De Ontvanger heeft bij beschikking van 11 juni 2018 belanghebbende aansprakelijk gesteld voor de onbetaald gebleven naheffingsaanslagen in de loonheffing en omzetbelasting van [naam1] ten bedrage van in totaal € 146.104 (zie 2.6).
[naam1] is in september 2017 in staat van faillissement verklaard. Bij dagvaarding van 13 maart 2018 heeft de curator op grond van artikel 2:248 BW de (middellijk) bestuurders [naam6] BV en [naam7] aansprakelijk gehouden voor de schulden die door vereffening van de boedel niet kunnen worden voldaan. In dat verband heeft de curator aan de kantonrechter gevraagd om voor recht te verklaren dat de (middellijk) bestuurders [naam6] BV en [naam7] hun taken kennelijk onbehoorlijk hebben vervuld, onder meer omdat geen G-rekening is geopend, geen verzekeringen of reserveringen zijn getroffen voor zieke werknemers en geen deugdelijke administratie is gevoerd. Bij vonnis van 8 mei 2019 is deze vordering afgewezen.
De Rechtbank heeft geoordeeld dat belanghebbende kwalificeert als inlener in de zin van artikel 34, lid 1, Invorderingswet 1990, dat een beroep op een disculpatiegrond niet slaagt en dat evenmin grond bestaat voor matiging van de aansprakelijkstelling. Het beroep van belanghebbende inzake de beschikking aansprakelijkstelling is dan ook ongegrond verklaard.
3 Geschil
In geschil is of de Ontvanger belanghebbende terecht voor een bedrag van € 146.104 aansprakelijk heeft gesteld.
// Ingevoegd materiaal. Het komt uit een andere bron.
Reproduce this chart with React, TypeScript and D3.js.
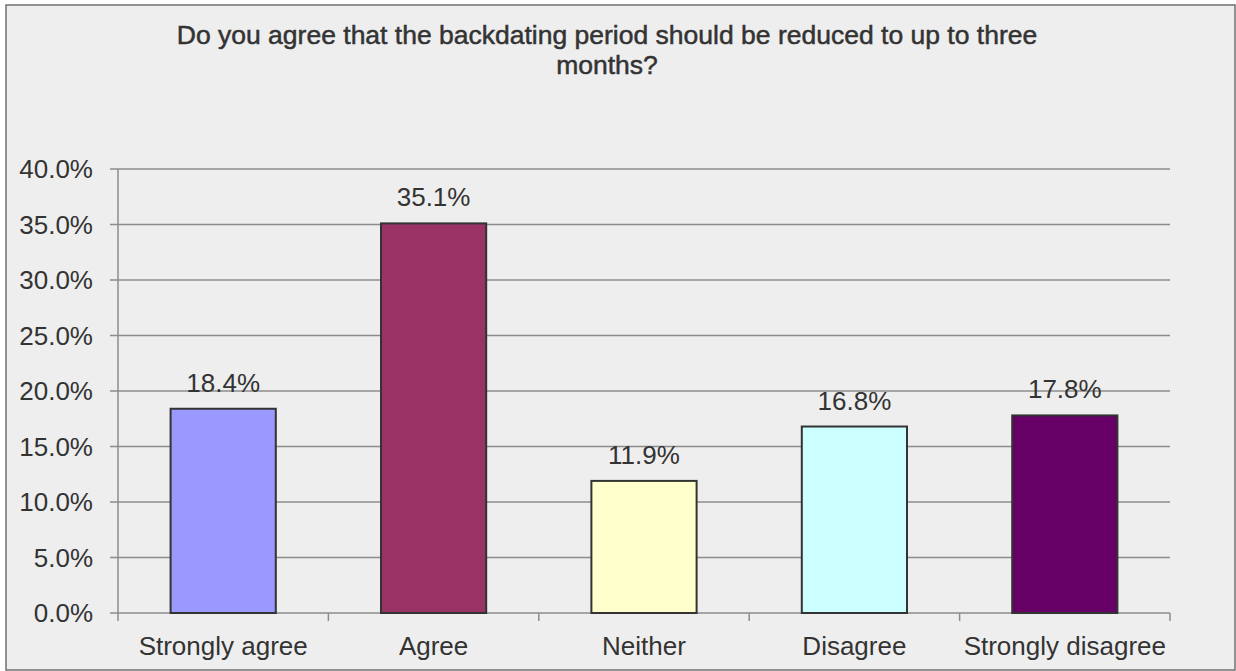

Belanghebbende stelt zich onder meer op het standpunt dat zij – op grond van het bepaalde in artikel 34, lid 5, Invorderingswet 1990 – niet aansprakelijk kan worden gesteld nu het niet betalen van de belastingschulden door [naam1] , noch aan belanghebbende noch aan [naam1] is te wijten.
De Ontvanger is onder meer de opvatting toegedaan dat het niet betalen van de belastingschulden zowel aan [naam1] als aan belanghebbende is te wijten, zodat voornoemde disculpatieregeling van artikel 34, lid 5, Invorderingswet 1990 geen toepassing vindt.
Belanghebbende heeft ter zitting uitdrukkelijk haar stellingen omtrent de onjuistheid van de naheffingsaanslagen, de belastingrente, de boete en onrechtmatig verkregen informatie, ingetrokken.
Belanghebbende concludeert tot vernietiging van de aansprakelijkstelling. De Ontvanger concludeert tot handhaving ervan.